Define a blast radius budget per tier: maximum repos, maximum PRs/day, maximum environments (dev only), and explicit “never” zones (prod credentials, billing, IAM, etc.).

Practical implications for engineering teams

Engineering leaders want adoption without extra incident risk or compliance burden. The playbook above translates into concrete work items you can assign.

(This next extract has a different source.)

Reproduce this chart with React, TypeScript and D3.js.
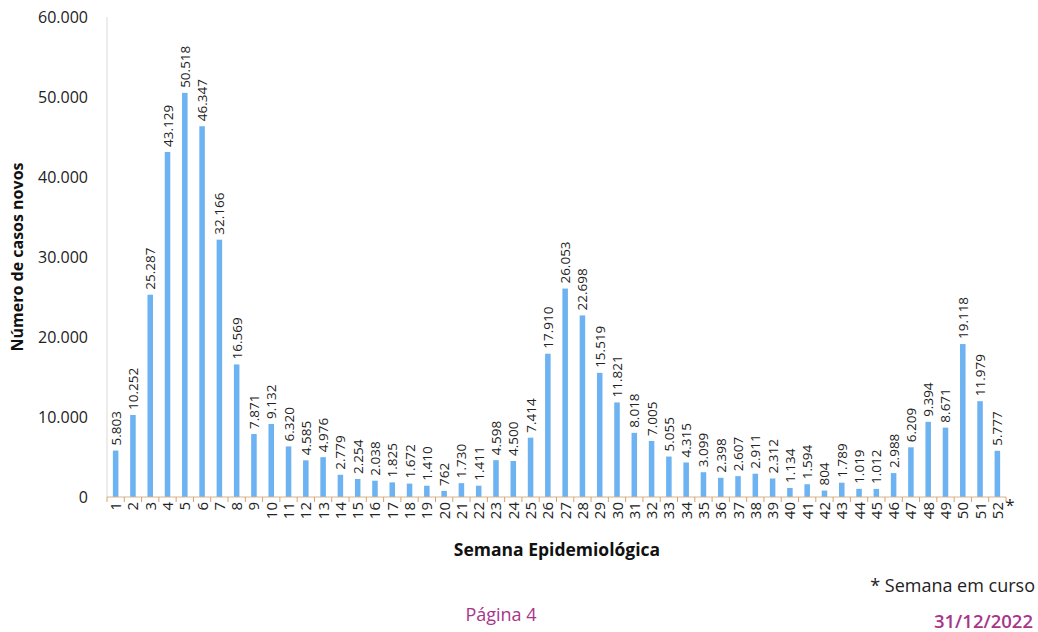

A starter checklist you can implement this quarter

Stand up an agent sandbox with mirrored repos and ephemeral runners
Create tool allowlists and scope policies (MCP tool governance if you’re using MCP-based connectors)
Require PR-only workflows; block direct commits and bypasses
Add policy-as-code gates for dependency, IaC, and workflow changes
Centralize audit logs and link them to PRs and CI executions
Define tiered rollout and success criteria (MTTR impact, PR rework rate, incident rate)

What to measure (so governance doesn’t become theater)

Change failure rate for agent-authored PRs vs human-authored
Mean time to review and review rework rate
Security findings per PR (secrets, licenses, vulns)
Pipeline integrity events (workflow file modifications, runner permission issues)
Coverage of auditability (percentage of tool calls captured, trace completeness)

Conclusion: modernization isn’t just faster changes—it’s safer change systems

Agentic AI can meaningfully accelerate software maintenance and modernization by shifting teams from execution to judgment, oversight, and strategy. But enterprises are right to demand risk mitigation before deploying agents broadly—because agents expand the set of ways your systems can be changed.

The organizations that win won’t be the ones that “let agents loose.” They’ll be the ones that move governance left: sandbox first, constrain tool access (including MCP policy controls where applicable), enforce policy-as-code, and scale permissions only after they can prove safety and traceability. In modern DevOps, the path to velocity runs straight through guardrails.